In the most intuitive sense, stationarity means that the statistical properties of a process generating a time series do not change over time. It does not mean that the series does not change over time, just that the way it changes does not itself change over time. The algebraic equivalent is thus a linear function, perhaps, and not a constant one; the value of a linear function changes as 𝒙 grows, but the way it changes remains constant — it has a constant slope; one value that captures that rate of change.

Figure 1: Time series generated by a stationary (top) and a non-stationary (bottom) processes.

Why is this important? First, because stationary processes are easier to analyze. Without a formal definition for processes generating time series data (yet; they are called stochastic processes and we will get to them in a moment), it is already clear that stationary processes are a sub-class of a wider family of possible models of reality. This sub-class is much easier to model and investigate. The above informal definition also hints that such processes should be possible to predict, as the way they change is predictable.

Although it sounds a bit streetlight effect-ish that simpler theories or models should become more prominent, it is actually quite a common pattern in science, and for good reason. In many cases simple models can be surprisingly useful, either as building blocks in constructing more elaborate ones, or as helpful approximations to complex phenomena. As it turns out, this also true for stationary processes.

Due to these properties, stationarity has become a common assumption for many practices and tools in time series analysis. These include trend estimation, forecasting and causal inference, among others.

The final reason, thus, for stationarity’s importance is its ubiquity in time series analysis, making the ability to understand, detect and model it necessary for the application of many prominent tools and procedures in time series analysis. Indeed, for many cases involving time series, you will find that you have to be able to determine if the data was generated by a stationary process, and possibly to transform it so it has the properties of a sample generated by such a process.

Hopefully, I have convinced you by now that understanding stationarity is important if you want to deal with time series data, and we can proceed to introducing the subject more formally.

A formal definition for stochastic processes

Before introducing more formal notions for stationarity, a few precursory definitions are required. This section is meant to provide a quick overview of basic concepts in time series analysis and stochastic process theory required for further reading.
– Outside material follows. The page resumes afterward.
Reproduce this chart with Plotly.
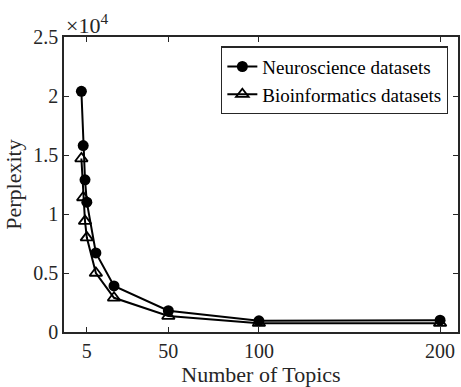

Feel free to skip ahead if you are familiar with them.

Time series: Commonly, a time series (x, …, xₑ) is assumed to be a sequence of real values taken at successive equally spaced points in time, from time t=1 to time t=e.

Lag: For some specific time point r, the observation xᵣ₋ᵢ (i periods back) is called the i-th lag of xᵣ. A time series Y generated by back-shifting another time series X by i time steps is also sometime called the i-th lag of X, or an i-lag of X. This transformation is called both the backshifting operator, commonly denoted as B(∙),and the lag operator, commonly denoted as L(); thus, L(Xᵣ)=Xᵣ₋₁. Powers of the operators are defined as Lⁱ(Xᵣ)=Xᵣ₋ᵢ.

Stochastic Processes

A common approach in the analysis of time series data is to consider the observed time series as part of a realization of a stochastic process. Two cursory definitions are required before defining stochastic processes.

Probability Space: A probability space is a triple (Ω, F, P), where
(i) Ω is a nonempty set, called the sample space.
(ii) F is a σ-algebra of subsets of Ω, i.e. a family of subsets closed with respect to countable union and complement with respect to Ω.
(iii) P is a probability measure defined for all members of F.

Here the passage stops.